Brief.
Your copy of the material must match it exactly, except that pictures are dropped.

— start Stored data —

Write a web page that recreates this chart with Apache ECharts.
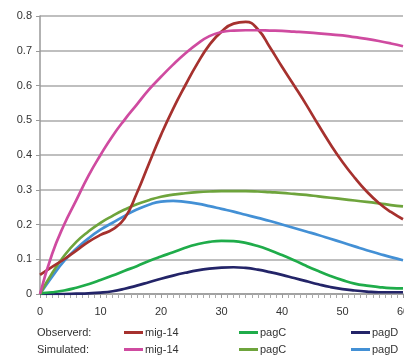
<!DOCTYPE html>
<html><head><meta charset="utf-8">
<script src="https://cdn.jsdelivr.net/npm/echarts@6/dist/echarts.min.js"></script>
<style>html,body{margin:0;padding:0;background:#fff;overflow:hidden}#c{width:404px;height:356px}</style>
</head><body><div id="c"></div>
<script>
var xValues = [0,2,4,6,8,10,12,14,16,18,20,22,24,26,28,30,32,34,36,38,40,42,44,46,48,50,52,54,56,58,60];
var mig14Observed = [0.055,0.078,0.1,0.125,0.15,0.17,0.186,0.218,0.29,0.375,0.458,0.533,0.6,0.663,0.717,0.755,0.778,0.783,0.762,0.71,0.654,0.6,0.545,0.487,0.431,0.38,0.335,0.295,0.262,0.236,0.215];
var mig14Simulated = [0,0.115,0.2,0.27,0.34,0.4,0.455,0.502,0.545,0.588,0.625,0.66,0.692,0.72,0.742,0.754,0.758,0.759,0.759,0.758,0.757,0.755,0.753,0.75,0.747,0.744,0.739,0.734,0.728,0.721,0.713];
var pagCObserved = [0.002,0.005,0.01,0.018,0.028,0.04,0.053,0.067,0.08,0.095,0.108,0.12,0.133,0.143,0.15,0.153,0.152,0.147,0.138,0.126,0.112,0.097,0.081,0.066,0.052,0.04,0.03,0.024,0.02,0.017,0.016];
var pagCSimulated = [0,0.06,0.11,0.15,0.18,0.205,0.225,0.243,0.258,0.27,0.28,0.286,0.29,0.293,0.295,0.296,0.296,0.296,0.295,0.293,0.291,0.288,0.285,0.281,0.277,0.273,0.269,0.265,0.261,0.256,0.252];
var pagDObserved = [0,0,0,0.001,0.002,0.004,0.008,0.015,0.024,0.034,0.044,0.053,0.061,0.068,0.073,0.076,0.077,0.075,0.07,0.063,0.055,0.046,0.037,0.028,0.02,0.014,0.01,0.007,0.005,0.005,0.005];
var pagDSimulated = [0,0.05,0.095,0.13,0.16,0.185,0.205,0.225,0.243,0.257,0.266,0.268,0.265,0.26,0.253,0.245,0.237,0.228,0.219,0.21,0.2,0.19,0.18,0.17,0.159,0.148,0.137,0.126,0.116,0.106,0.097];
var rowLabels = ['Observerd:', 'Simulated:'];

function pairs(ys){ return xValues.map(function(x,i){ return [x, ys[i]]; }); }

var defs = [
  {id:'obs-mig', label:'mig-14', data:mig14Observed, color:'#a6312e', row:0, left:124},
  {id:'obs-pagC', label:'pagC', data:pagCObserved, color:'#1fac4a', row:0, left:239},
  {id:'obs-pagD', label:'pagD', data:pagDObserved, color:'#232468', row:0, left:351},
  {id:'sim-mig', label:'mig-14', data:mig14Simulated, color:'#cf4ba0', row:1, left:124},
  {id:'sim-pagC', label:'pagC', data:pagCSimulated, color:'#6ea43c', row:1, left:239},
  {id:'sim-pagD', label:'pagD', data:pagDSimulated, color:'#4390d5', row:1, left:351}
];
var labelMap = {};
defs.forEach(function(d){ labelMap[d.id] = d.label; });

var drawOrder = ['sim-pagD','obs-pagD','obs-pagC','sim-pagC','obs-mig','sim-mig'];
var series = drawOrder.map(function(id){
  var d = defs.filter(function(e){return e.id===id;})[0];
  return {name:d.id, type:'line', data:pairs(d.data), smooth:0.5, symbol:'none',
    lineStyle:{width:2.7, color:d.color}, itemStyle:{color:d.color}};
});

var legends = defs.map(function(d){
  return {data:[d.id], left:d.left, top:(d.row===0?327:344), padding:0, icon:'rect',
    itemWidth:19, itemHeight:3, itemGap:2, selectedMode:false,
    formatter:function(n){return labelMap[n];},
    textStyle:{fontFamily:'Liberation Sans, Arial, sans-serif', fontSize:11, color:'#333', padding:[0,0,0,-3]}};
});

var chart = echarts.init(document.getElementById('c'), null, {renderer:'canvas'});
chart.setOption({
  animation:false,
  backgroundColor:'#fff',
  grid:{left:40, right:1, top:16, bottom:62, containLabel:false, outerBoundsMode:'none'},
  xAxis:{type:'value', min:0, max:60, interval:10,
    axisLine:{show:true, lineStyle:{color:'#999', width:1.5}},
    axisTick:{show:true, length:4, lineStyle:{color:'#999'}},
    minorTick:{show:true, splitNumber:10, length:4, lineStyle:{color:'#aaa'}},
    splitLine:{show:false},
    axisLabel:{fontFamily:'Liberation Sans, Arial, sans-serif', fontSize:11, color:'#333', margin:12, hideOverlap:false}},
  yAxis:{type:'value', min:0, max:0.8, interval:0.1,
    axisLine:{show:true, lineStyle:{color:'#999', width:1.5}},
    axisTick:{show:true, length:4, lineStyle:{color:'#999'}},
    splitLine:{show:true, lineStyle:{color:'#aaa', width:1.5}},
    axisLabel:{fontFamily:'Liberation Sans, Arial, sans-serif', fontSize:11, color:'#333', margin:8,
      formatter:function(v){return v===0?'0':v.toFixed(1);}}},
  legend:legends,
  graphic:rowLabels.map(function(t,i){
    return {type:'text', left:37, top:(i===0?327:344),
      style:{text:t, font:'11px Liberation Sans, Arial, sans-serif', fill:'#333'}};
  }),
  series:series
});
</script></body></html>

— end Stored data —

Completed task.
Write a web page that recreates this chart with Apache ECharts.
<!DOCTYPE html>
<html><head><meta charset="utf-8">
<script src="https://cdn.jsdelivr.net/npm/echarts@6/dist/echarts.min.js"></script>
<style>html,body{margin:0;padding:0;background:#fff;overflow:hidden}#c{width:404px;height:356px}</style>
</head><body><div id="c"></div>
<script>
var xValues = [0,2,4,6,8,10,12,14,16,18,20,22,24,26,28,30,32,34,36,38,40,42,44,46,48,50,52,54,56,58,60];
var mig14Observed = [0.055,0.078,0.1,0.125,0.15,0.17,0.186,0.218,0.29,0.375,0.458,0.533,0.6,0.663,0.717,0.755,0.778,0.783,0.762,0.71,0.654,0.6,0.545,0.487,0.431,0.38,0.335,0.295,0.262,0.236,0.215];
var mig14Simulated = [0,0.115,0.2,0.27,0.34,0.4,0.455,0.502,0.545,0.588,0.625,0.66,0.692,0.72,0.742,0.754,0.758,0.759,0.759,0.758,0.757,0.755,0.753,0.75,0.747,0.744,0.739,0.734,0.728,0.721,0.713];
var pagCObserved = [0.002,0.005,0.01,0.018,0.028,0.04,0.053,0.067,0.08,0.095,0.108,0.12,0.133,0.143,0.15,0.153,0.152,0.147,0.138,0.126,0.112,0.097,0.081,0.066,0.052,0.04,0.03,0.024,0.02,0.017,0.016];
var pagCSimulated = [0,0.06,0.11,0.15,0.18,0.205,0.225,0.243,0.258,0.27,0.28,0.286,0.29,0.293,0.295,0.296,0.296,0.296,0.295,0.293,0.291,0.288,0.285,0.281,0.277,0.273,0.269,0.265,0.261,0.256,0.252];
var pagDObserved = [0,0,0,0.001,0.002,0.004,0.008,0.015,0.024,0.034,0.044,0.053,0.061,0.068,0.073,0.076,0.077,0.075,0.07,0.063,0.055,0.046,0.037,0.028,0.02,0.014,0.01,0.007,0.005,0.005,0.005];
var pagDSimulated = [0,0.05,0.095,0.13,0.16,0.185,0.205,0.225,0.243,0.257,0.266,0.268,0.265,0.26,0.253,0.245,0.237,0.228,0.219,0.21,0.2,0.19,0.18,0.17,0.159,0.148,0.137,0.126,0.116,0.106,0.097];
var rowLabels = ['Observerd:', 'Simulated:'];

function pairs(ys){ return xValues.map(function(x,i){ return [x, ys[i]]; }); }

var defs = [
  {id:'obs-mig', label:'mig-14', data:mig14Observed, color:'#a6312e', row:0, left:124},
  {id:'obs-pagC', label:'pagC', data:pagCObserved, color:'#1fac4a', row:0, left:239},
  {id:'obs-pagD', label:'pagD', data:pagDObserved, color:'#232468', row:0, left:351},
  {id:'sim-mig', label:'mig-14', data:mig14Simulated, color:'#cf4ba0', row:1, left:124},
  {id:'sim-pagC', label:'pagC', data:pagCSimulated, color:'#6ea43c', row:1, left:239},
  {id:'sim-pagD', label:'pagD', data:pagDSimulated, color:'#4390d5', row:1, left:351}
];
var labelMap = {};
defs.forEach(function(d){ labelMap[d.id] = d.label; });

var drawOrder = ['sim-pagD','obs-pagD','obs-pagC','sim-pagC','obs-mig','sim-mig'];
var series = drawOrder.map(function(id){
  var d = defs.filter(function(e){return e.id===id;})[0];
  return {name:d.id, type:'line', data:pairs(d.data), smooth:0.5, symbol:'none',
    lineStyle:{width:2.7, color:d.color}, itemStyle:{color:d.color}};
});

var legends = defs.map(function(d){
  return {data:[d.id], left:d.left, top:(d.row===0?327:344), padding:0, icon:'rect',
    itemWidth:19, itemHeight:3, itemGap:2, selectedMode:false,
    formatter:function(n){return labelMap[n];},
    textStyle:{fontFamily:'Liberation Sans, Arial, sans-serif', fontSize:11, color:'#333', padding:[0,0,0,-3]}};
});

var chart = echarts.init(document.getElementById('c'), null, {renderer:'canvas'});
chart.setOption({
  animation:false,
  backgroundColor:'#fff',
  grid:{left:40, right:1, top:16, bottom:62, containLabel:false, outerBoundsMode:'none'},
  xAxis:{type:'value', min:0, max:60, interval:10,
    axisLine:{show:true, lineStyle:{color:'#999', width:1.5}},
    axisTick:{show:true, length:4, lineStyle:{color:'#999'}},
    minorTick:{show:true, splitNumber:10, length:4, lineStyle:{color:'#aaa'}},
    splitLine:{show:false},
    axisLabel:{fontFamily:'Liberation Sans, Arial, sans-serif', fontSize:11, color:'#333', margin:12, hideOverlap:false}},
  yAxis:{type:'value', min:0, max:0.8, interval:0.1,
    axisLine:{show:true, lineStyle:{color:'#999', width:1.5}},
    axisTick:{show:true, length:4, lineStyle:{color:'#999'}},
    splitLine:{show:true, lineStyle:{color:'#aaa', width:1.5}},
    axisLabel:{fontFamily:'Liberation Sans, Arial, sans-serif', fontSize:11, color:'#333', margin:8,
      formatter:function(v){return v===0?'0':v.toFixed(1);}}},
  legend:legends,
  graphic:rowLabels.map(function(t,i){
    return {type:'text', left:37, top:(i===0?327:344),
      style:{text:t, font:'11px Liberation Sans, Arial, sans-serif', fill:'#333'}};
  }),
  series:series
});
</script></body></html>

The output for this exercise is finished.